Hudson Pacific Nabs $200M Hollywood Studio

The 369,000-square-foot media and entertainment campus at 1040 N. Las Palmas Ave. first opened the doors of its stages and bungalows in 1919.

By Barbra Murray, Contributing Editor

Hudson Pacific Properties Inc.’s position as the largest independent owner-operator of sound stages in the U.S. just got stronger. The company recently completed the $200 million acquisition of Hollywood Center Studios, a 369,000-square-foot media and entertainment campus, from Studio Management Services Inc.

Victor Coleman

Victor Coleman, CEO of Hudson Pacific Properties

Hudson, which relied on proceeds from the sale of an office redevelopment at 3402 Pico Blvd. in Santa Monica to partially finance the acquisition, kicked off its ownership of the studio with a name change: the property is now known as Sunset Las Palmas Studios. Sited at 1040 N. Las Palmas Ave., the studio first opened the doors of its stages and bungalows in 1919. Today, the property encompasses 13 stages, as well as production offices and support space—and room for growth in the form of 15 developable acres. Hudson Pacific has plans for those acres.

“Sunset Las Palmas Studios is another historic asset in Hollywood that strengthens Hudson Pacific’s ability to support entertainment companies and meet the growing global demand for content,” Bill Humphrey, general manager with Hudson Pacific Properties, said in a prepared statement. “As we have done at Sunset Bronson and Sunset Gower, we plan to invest in Sunset Las Palmas to create a vibrant place where creativity, technology and digital media connect.” At the Sunset Bronson campus, acquired in 2008, Hudson Pacific developed the 315,000-square-foot Icon high-tech office building and the 92,000-square-foot CUE creative office destination, for which Netflix recently signed a lease to occupy in its entirety.
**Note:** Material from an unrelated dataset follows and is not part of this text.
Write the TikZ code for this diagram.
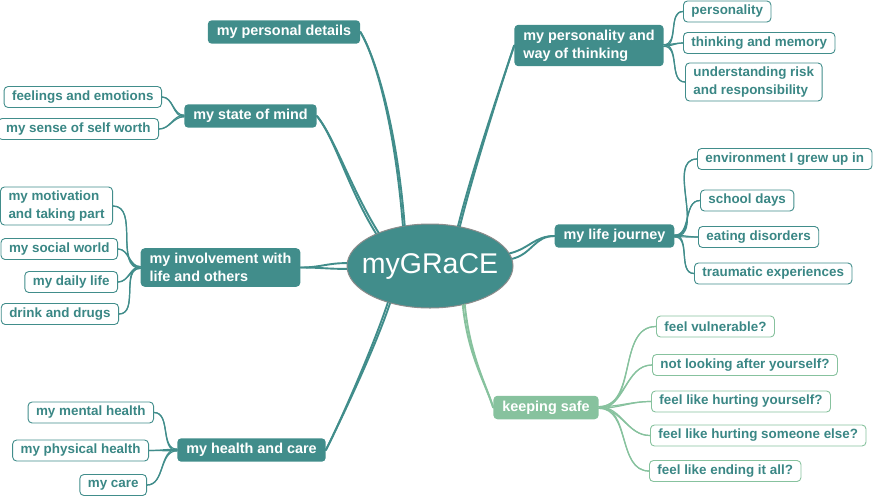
\documentclass[tikz,border=0pt]{standalone}
\usepackage{fontspec}
\setmainfont{Liberation Sans}
\usepackage{xcolor}
\usepackage{tikz}
\usetikzlibrary{
    positioning,
    shapes.geometric,
    calc,
}
\definecolor{grTeal}{RGB}{65,141,139}
\definecolor{grText}{RGB}{58,135,133}
\definecolor{grGreen}{RGB}{135,194,158}

\begin{document}
\begin{tikzpicture}[
        x=1pt, y=-1pt,
        root/.style={
            ellipse, draw=gray!90, line width=1pt, fill=grTeal, text=white,
            inner sep=0pt, minimum width=166pt, minimum height=84pt,
            font=\fontsize{28.5}{30}\selectfont
        },
        branch/.style={
            rectangle, rounded corners=4pt, fill=#1, text=white,
            inner xsep=9pt, inner ysep=5pt, minimum height=23pt, align=left,
            font=\fontsize{14.4}{18}\selectfont\bfseries
        },
        branch/.default=grTeal,
        leaf/.style={
            rectangle, rounded corners=4pt, draw=#1, line width=0.9pt,
            fill=white, text=grText, inner xsep=8pt, inner ysep=4pt,
            minimum height=21pt, align=left,
            font=\fontsize{13.4}{17.5}\selectfont\bfseries
        },
        leaf/.default=grTeal,
        conn/.style={draw=#1, line width=1.9pt, line cap=round},
        conn/.default=grTeal,
        twig/.style={draw=#1, line width=1.2pt, line cap=round},
        twig/.default=grTeal,
    ]
    \useasboundingbox (0,0) rectangle (890,496);

    % ── Centre ──
    \node[root] (root) at (430,266) {\makebox[0pt]{myGRaCE}};

    % ── Branches ──
    \node[branch] (pdet) at (284,32) {my personal details};
    \node[branch] (mind) at (250.5,116) {my state of mind};
    \node[branch] (invo) at (220.5,267.5) {my involvement with\\life and others};
    \node[branch] (heal) at (251.5,450) {my health and care};
    \node[branch] (pers) at (589,45.5) {my personality and\\way of thinking};
    \node[branch] (jour) at (614.5,236) {my life journey};
    \node[branch=grGreen] (safe) at (546,407.5) {keeping safe};

    % ── Leaves, right ──
    \node[leaf, anchor=west] (pty) at (683,11.5) {personality};
    \node[leaf, anchor=west] (thmem) at (683,43) {thinking and memory};
    \node[leaf, anchor=west] (risk) at (685,82) {understanding risk\\and responsibility};

    \node[leaf, anchor=west] (envi) at (697,159) {environment I grew up in};
    \node[leaf, anchor=west] (school) at (700,200.5) {school days};
    \node[leaf, anchor=west] (eat) at (698,237) {eating disorders};
    \node[leaf, anchor=west] (trauma) at (694,273.5) {traumatic experiences};

    \node[leaf=grGreen, anchor=west] (vuln) at (656,326.5) {feel vulnerable?};
    \node[leaf=grGreen, anchor=west] (notlook) at (652,365) {not looking after yourself?};
    \node[leaf=grGreen, anchor=west] (hurtself) at (651,401.5) {feel like hurting yourself?};
    \node[leaf=grGreen, anchor=west] (hurtother) at (650,435.5) {feel like hurting someone else?};
    \node[leaf=grGreen, anchor=west] (ending) at (649,471) {feel like ending it all?};

    % ── Leaves, left ──
    \node[leaf, anchor=east] (feel) at (162,97) {feelings and emotions};
    \node[leaf, anchor=east] (worth) at (159,129) {my sense of self worth};

    \node[leaf, anchor=east] (motiv) at (113,206) {my motivation\\and taking part};
    \node[leaf, anchor=east] (social) at (118,249) {my social world};
    \node[leaf, anchor=east] (daily) at (118,282) {my daily life};
    \node[leaf, anchor=east] (drink) at (119,314) {drink and drugs};

    \node[leaf, anchor=east] (mental) at (154,412.5) {my mental health};
    \node[leaf, anchor=east] (physical) at (149,450.5) {my physical health};
    \node[leaf, anchor=east] (care) at (147,485) {my care};

    % ── Main connectors (fanned, so they taper) ──
    \foreach \a in {122,124}
        \draw[conn] (root.\a) .. controls +(-8,-100) and +(15,25) .. (pdet.east);
    \foreach \a in {147,149}
        \draw[conn] (root.\a) .. controls +(-28,-45) and +(18,22) .. (mind.east);
    \foreach \a in {178,182}
        \draw[conn] (root.\a) .. controls +(-20,0) and +(20,0) .. (invo.east);
    \foreach \a in {221,223}
        \draw[conn] (root.\a) .. controls +(-15,45) and +(15,-30) .. (heal.east);
    \foreach \a in {53,55}
        \draw[conn] (root.\a) .. controls +(15,-60) and +(-10,30) .. (pers.west);
    \foreach \a in {5,9}
        \draw[conn] (root.\a) .. controls +(20,-5) and +(-20,0) .. (jour.west);
    \foreach \a in {310,312}
        \draw[conn=grGreen] (root.\a) .. controls +(5,50) and +(-8,-25) .. (safe.west);

    % ── Twigs ──
    \foreach \d in {-0.8,0.8} {
        \foreach \l in {pty, thmem, risk}
            \draw[twig] ([yshift=\d pt]pers.east) to[out=0, in=180] (\l.west);
        \foreach \l in {envi, school, eat, trauma}
            \draw[twig] ([yshift=\d pt]jour.east) to[out=0, in=180] (\l.west);
        \foreach \l in {vuln, notlook, hurtself, hurtother, ending}
            \draw[twig=grGreen] ([yshift=\d pt]safe.east) to[out=0, in=180] (\l.west);
        \foreach \l in {feel, worth}
            \draw[twig] ([yshift=\d pt]mind.west) to[out=180, in=0] (\l.east);
        \foreach \l in {motiv, social, daily, drink}
            \draw[twig] ([yshift=\d pt]invo.west) to[out=180, in=0] (\l.east);
        \foreach \l in {mental, physical, care}
            \draw[twig] ([yshift=\d pt]heal.west) to[out=180, in=0] (\l.east);
    }

\end{tikzpicture}
\end{document}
And just a stone’s away at Sunset Gower, snapped up in 2007, the company erected a 115,000-square-foot build-to-suit office and motion picture technical production facility on behalf of post-production and special effects giant Technicolor.

It appears office product at Sunset Las Palmas, which can accommodate an estimated 575,000 square feet of development, would not only fit the pattern of Hudson Pacific’s studio properties, it would dovetail with a trend in the market. “I think right now what you’re finding is the office tenants are secondary to the stage tenants. They want access to the stages so they need to lease specific office space in and around the studios,” Victor Coleman, CEO of Hudson Pacific Properties, noted at the Citi 2017 Global Property CEO Conference in March. “So, it’s developed sort of a process by which these tenants are looking at coming into the marketplace and saying, ‘If I get office close to the stage space, we can lease both out.’ And we’re seeing that.”
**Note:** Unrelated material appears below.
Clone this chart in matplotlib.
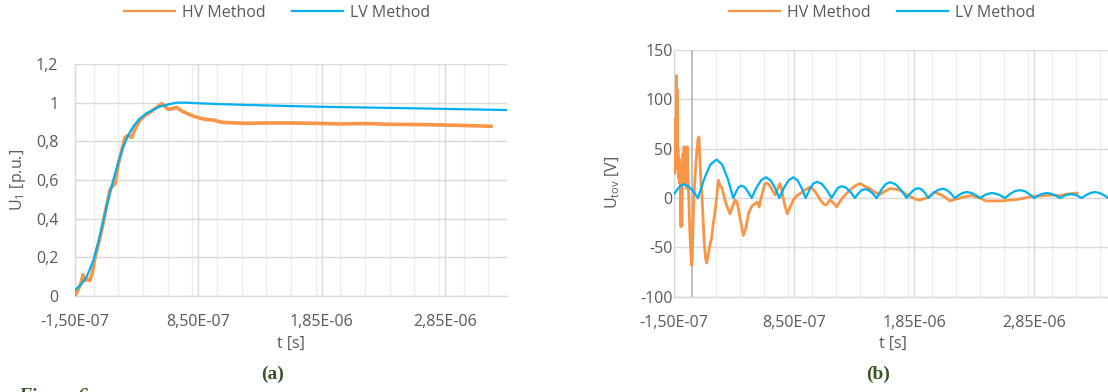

Now that Sunset Las Palmas has joined Sunset Bronson and Sunset Gower, Hudson Pacific’s studio collection totals 1.2 million square feet spanning 41 acres in the heart of Hollywood. The company’s entire portfolio of office and media and entertainment properties, sited in California and the Pacific Northwest, totals 17 million square feet. As for further expansion in the studio sector, however, Hudson Pacific may have to wait another 10 years before its next purchase. “There’s a finite number of those opportunities that exist in LA. We’re not going to look in tertiary markets. If we were to expand the business, it’d be here. So there’s just limited opportunities to begin with,” Coleman said during Hudson Pacific’s fourth quarter 2016 earnings conference call on February 17.